Reading from pages 213-239 of Myth of the 20th Century, the 1982 Black Kite Edition
This chapter begins with the focus on the “retreat from theoretical materialism in science and art,” or the withdrawal from the icky and the depraved world of secular man, the world of post-spiritual humanity where faith is reduced to a desire for safety and prosperity. Rosenberg had lived through a period of social collapse and decadence similar to the situation in 2020s America. Revisionist and superior works of art and science are discussed and the connection between ancient Hellenic ideals of excellence and beauty of expression and the modern Renaissance, which rescued these worlds from beneath the rubble of Latin such as earlier, in epic, “Telemachos tore himself away from his other, the blue-eyed daughter of Zeus who sent him a favorable sailing wind,” and quotes “Homeros, as a man conscious of his being a master, avows:
‘For the resolute man always conducts best to a conclusion
Every work, even if he approaches from afar as a stranger.’
Rosenberg, evokes in this reader’s mind’s eye the ancient Hellenes as a mirror upon Modern Europe, and now America, with our former spirit as a seeking people stymied like Odysseus in the doorway of his own kingly palace, set to boxing against a beggar as the evil swine-men of the elite badger her for her company in bed.
He likens the modern banking and media corruption to the “swindlers, bringing with them countless trinkets in a dark ship,” from Phoenicia, the land of the Punic peoples who brought their purple cloth, and their phonetic alphabet to the Homeric Hellenes in dusky antiquity. The decadence of Socratic and Platonic thinking, of “glorifying the hair-splitter” is discussed as a similar end time in antiquity to the fate of pure, reductionist economic man in 1930. Alexander and Aristotle are proposed as models of relief, or rebooting the Arуan spirit. Plato, a wise fool who actually had a chance to be a one-man think tank for a Sicilian Tyrant and failed, proposed in his philosophy the rule of experts and specialists, much as we have today and who were circling the remnants of Western Culture in 1930. Rosenberg summarizes “Platon:”
“…it fits Sokrates [Body-taker] who turned his gaze away from a racially beautiful Greece in order to talk of a universal abstract mankind, a brotherhood of the good. Here he turned away from the sun of observation to look into the shadows of dogma.”
Rosenberg sees Socrates as a slayer of community identity in favor of abstraction and his pupil Plato as the intellectual enslaver of man to the abstraction of forms. He discusses the use of the Nordic male face as the model for depictions of God in art. It has long been obvious, for instance, though he does not cite it, that our common image of Jesus Christ was based in late antiquity on the dismantled giant sculpture of Zeus at Olympian Elis, where the ancient athletes competed.
The Song of Roland, the works of Dante and Michael Angelo are suggested as an unconscious beautification by Arуan Christians of the iconic images of their faith that was born in an alien land. Modern urban art are discussed as ugly bastardizations that do not retain the beauty of their German or J!@#$% parent arts, as few compromises do.

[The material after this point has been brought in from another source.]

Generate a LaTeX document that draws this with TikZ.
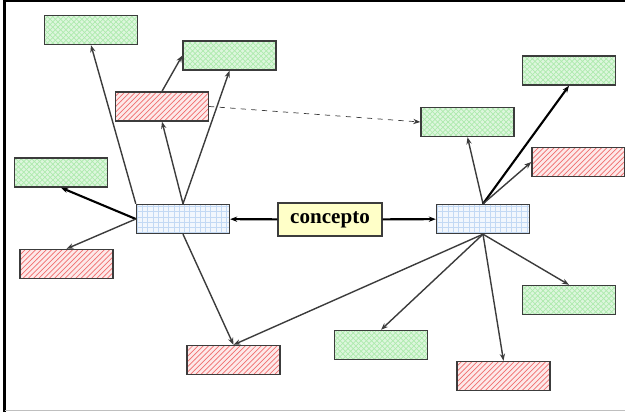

Here, in his treatise on art he speaks of the mythless world, the world that has lost its soul and the attendant symbology traditionally used to reflect and plumb said soul. The point seems to be that lack of cultural distinction degrades both the culture of the husband and that of the wife. The mission of the book, of defining the mythic corruption of Indo-European folk traditions and high art, flowers in this chapter:
“The Mythless world also created a Mythless art of sensuality. Men who wished inwardly to escape from this desolation collapsed. Van Gogh is a tragic example of unsatisfied longing gone insane… The entire tragedy of a Mythless time is also shown…a seeking for release, expression and power. The consequence of this great tension was the abortion called expressionism.”
He returns to a comparison of The Iliad with The Song of the Nibelungen, finding variant strengths in each form of heroic literary expression, with the use of artifice and humanization of nature in Homer praised, but the less “polished” Germanic epics preferred as more alive. The importance of ancient Hellenic art in anchoring the Indo-European soul—which came from the same hinterlands in dim antiquity—is elegantly expressed by Rosenberg on page 238:
“When Wotan was dying and we sought new forms, Rome appeared on the scene.”
The “humanist priests” and “Roman laws” are described as corrosive to Gothic culture and the latter was offered a second life with the rediscovery of ancient Hellenic expression, though unearthed with some attended and false Latin baggage:
“The Greek idea of art provided a certain stability of a common Myth.”
The author declares that Germanic art is fundamentally dynamic and willful, imbued with an outward and upward radiating faith, compared to the individualistic and universalist forms being “…straight lines into eternity.”
Certainly something of what Rosenberg writes is more true today, ninety years later, when arts of all kinds continue to degrade inwardly or grow shrilly hollow, and their practitioners are forever drawn away from the eternal and into the temporal, rarely doing more than retooling a hack’s work from the last generation to pass into ennui so that the mechanisms of censorship and mind control might cast their shadows of dogma further into the past and the future.